Over at his UFO Conjectures blog, Rich Reynolds has a new article titled “It’s time to eliminate the term ‘ufology.'” Rich says: “Like a lot of past ‘ologies’ – astrology, graphology, demonology, et al. – ufology has served its purpose, as the identifier of an interest, by dolts, in UFOs. It’s time to deep six the sobriquet.” Basically, Rich suggests that we should do away with the term “Ufology.” Well, he does admittedly have a point.

It’s doubtful that the term “Ufology” (and “UFO” too) will completely vanish from popular culture anytime soon. But, it wouldn’t be a bad thing to revamp things. After all, Ufology is, in essence, the study of unidentified flying objects. But, no-one can doubt that the subject encompasses much more than that. And, many of those “other things” have very little to do with what passes for mainstream Ufology. If (unlike me) you are an adherent of the theory (and a theory is all it is) that all we are dealing with is metal ships from another solar-system then, yes, Ufology is not a bad term to use. But, there is far more to Ufology than just an alien equivalent of NASA paying us occasional visits. I’ll explain what I mean.

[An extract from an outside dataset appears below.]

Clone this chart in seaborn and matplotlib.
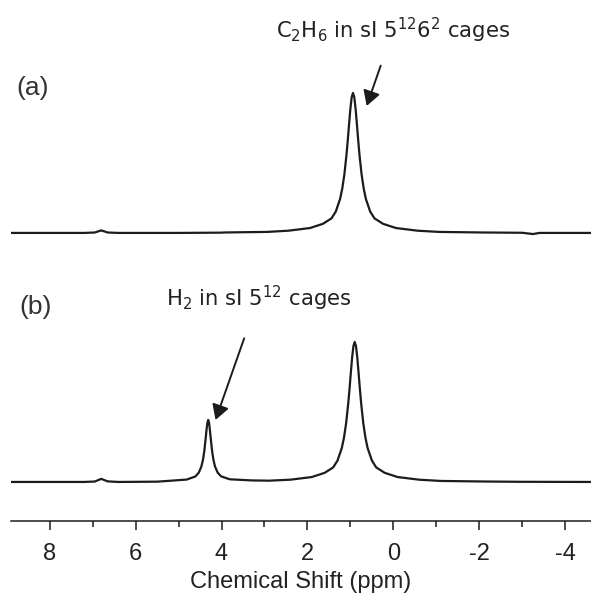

Like it or like it not, Ufology encompasses a lot of things that the very old guard (in particular) squirm about when it comes to matters relative to UFOs. I often see such squirming when I’m lecturing on the Men in Black phenomenon. For example, there are cases of MIB turning up not when people have seen a UFO, but when they have been dabbling with Ouija-boards. There are cases where the MIB won’t enter a person’s home until they are invited in (shades of vampire legends). And witnesses report falling sick after being in close proximity to the MIB. Time and again I have had people tell me that the MIB are from “the government.” They’re not. But, for those who fly the flag of Ufology, the “secret agent” angle sits well in what passes for Ufology, and has done so for decades. But, I can say for sure, issues relative to vampire parallels and Ouija-boards don’t sit well with a lot of people who like the “U word.” Why? Such issues embarrass and annoy them. Too bad.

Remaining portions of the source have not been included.